Hüseyin Kaya-Haber/yorum
 
ANF’nin sorularını yanıtlayan Karayılan, saldırının arkasındaki güçler konusunda iki ihtimalin olduğunu söylerken, bunlardan birinin Kürt hareketinin lider kadrolarına karşı tasfiye planları geliştiren Yeşil Ergenekon güçleri olabileceğini, ikinci bir ihtimal olarak da mevcut hükümeti aşan Ergenekon derin devlet yapılanmasının NATO Gladyosuyla birlikte bu saldırıyı gerçekleştirmiş olabileceğini söyledi.

Saldırganın Pkk’li olduğu ortaya çıkmak üzere ya, nasıl hedef saptırırız diye düşünmeye başladılar.

Pkk’nin neler yaptığını Çürükkaya’ya ya da Gülmüş’e sorsanız yeterince bilgi verir sanırım.

Yani Karayılan “Kör Cemal’in kim olduğunu bilmiyor mu sanıyorsunuz?

O yüzden “geçin bunları” demem ve konuyu kapatmam gerekiyor.

Ama ben şu “Yeşil Ergenekon” tanımlamasına takıldım.

Ne demek “Yeşil Ergenekon”?

“Acaba “çözümleme” türü devrimci jargona ait kavramlardan biri midir?” diye düşünüyorum; ama değil.

Mahmut Yıldırım adlı malum “Yeşil”i de kast etmiyor.

O zaman nedir? Ben çıkamadım içinden.

Şimdi bu Ergenekon’un “Yeşil”i varsa bir de “Kırmızı”sı vardır herhalde.

Karayılan hiç “Kırmızı Ergenekon” aleyhine konuşmadı sanırım.

Öcalan, 2008’deki bir görüşmesinde “Ergenekon operasyonu doğrudan Amerika operasyonudur” demişti.

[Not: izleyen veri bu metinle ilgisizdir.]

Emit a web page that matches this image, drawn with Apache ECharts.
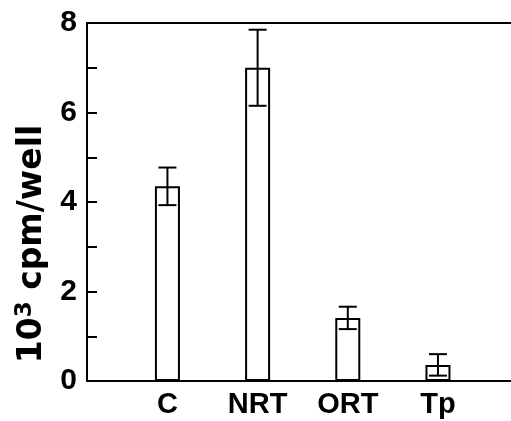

Hükümetin kendi Ergenekon’unu kurmaya çalıştığı eskiden beri dillendiriliyor; ama kimse renginin “yeşil” olduğunu ve Paris’te infaz gerçekleştirebileceğini seçenekler arasına bile koymuyor.

Yeşil Ergenekon, Ak Parti hükümeti ile de alakalı olmadığına göre, kimin emrinde?

Neden Paris’te üç kadın Pkk’liyi öldürsünler?

Neden örgütte etkin olan bir Zübeyir Aydar değil de bu kadınlar?

Olayı bağlamından çıkarırsanız işte bu sorulara cevap veremezsiniz.

Karayılan aslında tam da bunu istiyor.